David Robinson : Chaplin avait de très bonnes raisons de ne pas se réjouir de l’arrivée du son. Il s’était créé un véritable public universel qui comprenait parfaitement son langage visuel de pantomime. Si son petit vagabond se mettait désormais à parler, en anglais, il deviendrait aussitôt incompréhensible pour la plupart de son public mondial. De plus, quelle voix donner à ce vagabond ? Chacun s’était forgé sa propre idée du personnage et de sa façon de parler.

  Les Temps modernes (c) D.R.

Chaplin réagit en ignorant simplement le son. City Lights et Modern Times, réalisés longtemps après l’apparition du cinéma parlant, sont des films complètement muets avec un accompagnement sonore et musical. Mais Chaplin ne pouvait pas ignorer le son indéfiniment ; et, par ailleurs, en 1940 il avait quelque chose à dire. Il a toujours été profondément impliqué dans les affaires sociales et politiques ; il voulait mener sa propre attaque contre Adolf Hitler (qui, par l’ironie du sort, était né moins d’une semaine avant Chaplin ; il travailla sa ressemblance en portant une ridicule moustache en brosse à dents). Ainsi, il écrivit un scénario pour la première fois alors que jusque-là ses films avaient été quasiment improvisés, séquence après séquence. Le scénario était très détaillé et fut scrupuleusement respecté lors du tournage.

Chaplin use des dialogues avec le plus grand soin et beaucoup de talent, de sorte que l’accent demeure visuel, sauf pour le discours final prononcé par le petit barbier, qui avait accidentellement pris la place du grand dictateur.

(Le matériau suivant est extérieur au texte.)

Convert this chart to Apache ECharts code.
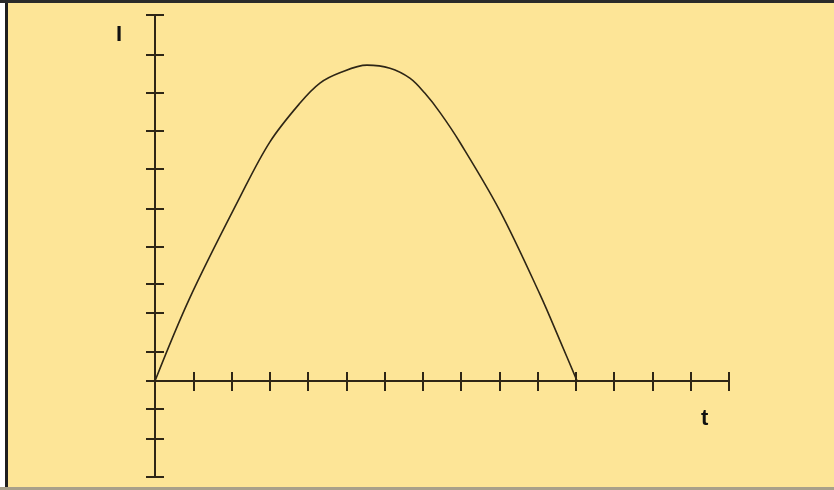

A l’époque, le discours fut critiqué à la fois par la Droite qui le considérait comme un plaidoyer communiste et par la Gauche qui n’y voyait que de simples truismes. Soixante ans plus tard, personnellement je suis ému par la sincérité naïve et la vérité de cette déclaration. Absolument rien de sa protestation sur la façon dont « l’avidité a empoisonné l’âme des hommes » n’a perdu de sa justesse durant toutes ces années.